L’hôtelier victime d’une inondation peut, sans problème, invoquer la « force majeure » pour ne pas accueillir son client et se contenter de le rembourser sans lui verser de dommages et intérêts, car le contrat qui les liait est considéré comme « anéanti ». Le client, victime en chemin d’une tempête, ou d’une maladie soudaine, peut-il lui aussi invoquer la force majeure, pour obtenir l’anéantissement du même contrat et la restitution des sommes versées ? Telle est la question que pose l’affaire suivante.
En juin 2017, les X réservent un studio, auprès de la Chaîne thermale du soleil, et paient l’intégralité de la facture. Quelques jours après leur arrivée, M. X se met à souffrir de rétention urinaire ; il doit être hospitalisé en urgence et son épouse l’accompagne.
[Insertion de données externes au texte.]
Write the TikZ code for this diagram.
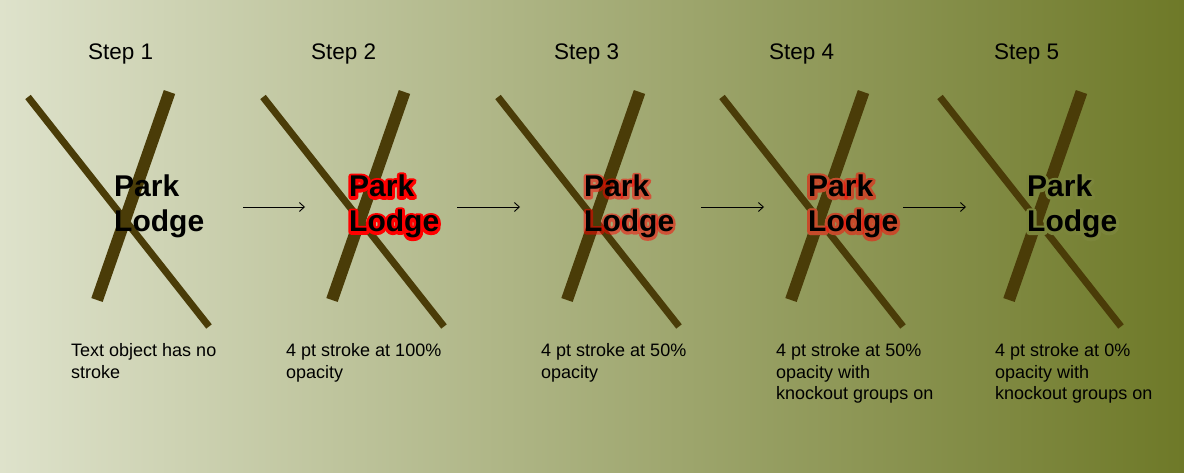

Plus tard, les X demandent le remboursement des deux semaines de séjour dont ils n’ont pas pu profiter, en invoquant une situation de force majeure. La Chaîne thermale le leur refuse, au motif qu’elle n’a pu relouer leur studio ; comme elle s’oppose à l’intervention du médiateur du thermalisme, les X l’assignent. Le 27 mai 2019, le tribunal d’instance de Manosque (Alpes-de-Haute-Provence) la condamne à les indemniser, en considérant que l’hospitalisation de M. X était constitutive d’un « événement imprévisible ».
Lecture « étriquée »
La Chaîne thermale du soleil se pourvoit en cassation. Son avocat, Me Patrice Spinosi, soutient que le tribunal a violé l’article 1218 du code civil, aux termes duquel « il y a force majeure en matière contractuelle lorsqu’un événement échappant au contrôle du débiteur (…) empêche l’exécution de son obligation par le débiteur ».
Il explique que ce texte ne concerne que le « débiteur d’une obligation » (l’hôtelier qui doit accueillir son client ou le client qui doit payer l’hôtelier), et non le « créancier d’une prestation » (le client qui a payé mais qui ne peut profiter de son droit). Prévoir que ce dernier pourrait se faire rembourser reviendrait à donner à l’article 1218 un sens qu’il n’a pas.
L’avocat des X, Me Jérôme Rousseau, réplique que cette lecture « littérale » de l’article 1218 est « étriquée » ; il estime que le client, « cocontractant », doit pouvoir, lui aussi, invoquer la force majeure. Il rappelle que la Cour de cassation l’a déjà jugé, de manière « implicite » : le 10 février 1998 (n° 93-13.316), elle a rejeté le pourvoi d’une école qui réclamait le paiement de frais de scolarité à une élève ayant conclu un contrat de formation de coiffeuse et n’ayant pas pu suivre celle-ci, pour cause de maladie.